Durability Validation of Full Vehicle Structures Using Strain Correlation and RLDA-Based Simulations

Durability validation of full vehicle structures is crucial to ensure long-term performance and structural integrity under real-world loading conditions. Accurate strain correlation between physical testing and finite element (FE) simulations plays a key role in the validation, ensuring reliable predictions of vehicle durability. In this paper, a comprehensive methodology for strain correlation on a full vehicle subjected to torture track testing is implemented. Strategic placement of strain gauges is determined through a combination of static analysis, modal analysis, and identification of critical stress regions in the FE model. Strain gauges were installed on key structural locations of a prototype to capture strain responses under severe loading environments. Simultaneously, vehicle wheel loads were recorded on the torture track to build a detailed Road Load Data Acquisition (RLDA) dataset at critical hard points, Loads measured in terms of wheel loads (WFT) are fed to MBD model to cascade loads at different hard point.

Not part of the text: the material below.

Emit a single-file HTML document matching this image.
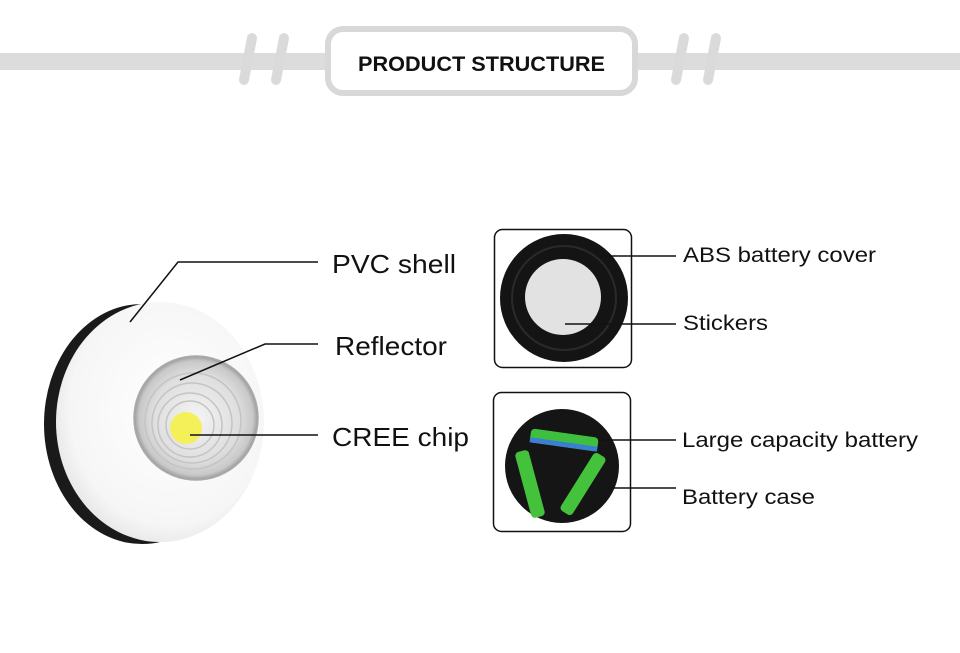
<!DOCTYPE html>
<html><head><meta charset="utf-8"><style>
html,body{margin:0;padding:0;background:#fff;width:960px;height:653px;overflow:hidden}
</style></head><body>
<svg width="960" height="653" viewBox="0 0 960 653" xmlns="http://www.w3.org/2000/svg" font-family="Liberation Sans, Arial, sans-serif">
<defs>
<radialGradient id="lens" cx="0.5" cy="0.5" r="0.5">
<stop offset="0" stop-color="#f4f4f4"/><stop offset="0.7" stop-color="#dedede"/><stop offset="0.92" stop-color="#c8c8c8"/><stop offset="1" stop-color="#9a9a9a"/>
</radialGradient>
<radialGradient id="shell" cx="0.55" cy="0.45" r="0.6">
<stop offset="0" stop-color="#ffffff"/><stop offset="0.8" stop-color="#f6f6f6"/><stop offset="1" stop-color="#e4e4e4"/>
</radialGradient>
</defs>
<rect x="0" y="53" width="960" height="17" fill="#dcdcdc"/>
<g stroke="#dadada" stroke-width="10" stroke-linecap="round">
<line x1="252" y1="38" x2="244" y2="80"/><line x1="284" y1="38" x2="276" y2="80"/>
<line x1="684" y1="38" x2="676" y2="80"/><line x1="716" y1="38" x2="708" y2="80"/>
</g>
<rect x="328" y="29" width="307" height="64" rx="15" fill="#fff" stroke="#d8d8d8" stroke-width="6"/>
<text x="358" y="71" font-size="21" font-weight="bold" fill="#111" textLength="247" lengthAdjust="spacingAndGlyphs">PRODUCT STRUCTURE</text>
<ellipse cx="142" cy="424" rx="98" ry="120" fill="#1a1a1a"/>
<ellipse cx="160" cy="422" rx="104" ry="120" fill="url(#shell)"/>
<circle cx="196" cy="418" r="62" fill="url(#lens)" stroke="#aaa" stroke-width="1.5"/>
<g fill="none" stroke="#c4c4c4" stroke-width="1.5">
<circle cx="190" cy="425" r="24"/><circle cx="190" cy="425" r="32"/><circle cx="192" cy="423" r="40"/><circle cx="193" cy="421" r="48"/>
</g>
<circle cx="186" cy="428" r="16" fill="#f3f05a"/>
<g stroke="#111" stroke-width="1.5" fill="none">
<polyline points="130,322 178,262 318,262"/>
<polyline points="180,380 265,344 318,344"/>
<polyline points="190,435 318,435"/>
</g>
<g font-size="26" fill="#111">
<text x="332" y="273" textLength="124" lengthAdjust="spacingAndGlyphs">PVC shell</text>
<text x="335" y="355" textLength="112" lengthAdjust="spacingAndGlyphs">Reflector</text>
<text x="332" y="446" textLength="137" lengthAdjust="spacingAndGlyphs">CREE chip</text>
</g>
<rect x="494.5" y="229.5" width="137" height="138" rx="8" fill="#fff" stroke="#111" stroke-width="1.5"/>
<circle cx="564" cy="298" r="64" fill="#141414"/>
<circle cx="564" cy="298" r="52" fill="none" stroke="#2a2a2a" stroke-width="2"/>
<circle cx="563" cy="297" r="38" fill="#e2e2e2"/>
<rect x="493.5" y="392.5" width="137" height="139" rx="8" fill="#fff" stroke="#111" stroke-width="1.5"/>
<circle cx="562" cy="466" r="57" fill="#151515"/>
<g transform="rotate(8 564 441)"><rect x="530" y="433" width="68" height="14" rx="4" fill="#3fbf3f"/><rect x="530" y="442" width="68" height="5" fill="#3a7fd0"/></g>
<g transform="rotate(75 530 484)"><rect x="496" y="477" width="68" height="14" rx="4" fill="#44c23c"/></g>
<g transform="rotate(-58 583 484)"><rect x="549" y="477" width="68" height="14" rx="4" fill="#44c23c"/></g>
<g stroke="#111" stroke-width="1.5">
<line x1="600" y1="256" x2="676" y2="256"/>
<line x1="565" y1="324" x2="676" y2="324"/>
<line x1="598" y1="440" x2="676" y2="440"/>
<line x1="607" y1="488" x2="676" y2="488"/>
</g>
<g font-size="21" fill="#111">
<text x="683" y="262" textLength="193" lengthAdjust="spacingAndGlyphs">ABS battery cover</text>
<text x="683" y="330" textLength="85" lengthAdjust="spacingAndGlyphs">Stickers</text>
<text x="682" y="447" textLength="236" lengthAdjust="spacingAndGlyphs">Large capacity battery</text>
<text x="682" y="504" textLength="133" lengthAdjust="spacingAndGlyphs">Battery case</text>
</g>
</svg>
</body></html>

These measured loads were subsequently used to perform RLDA-based modal transient fatigue analysis. The findings of this paper establish a robust methodology for improving vehicle durability assessments by enhancing confidence in fatigue life predictions and structural performance. By integrating physical testing and FE simulations, this approach ensures accurate strain correlation and effective validation of long-term performance. It also provides a scalable framework for validating structural changes, supporting lightweight material integration, and enabling Value Analysis/Value Engineering (VAVE) initiatives to optimize cost-effectiveness and performance. This methodology strengthens simulation-driven durability development, offering valuable insights for future vehicle programs.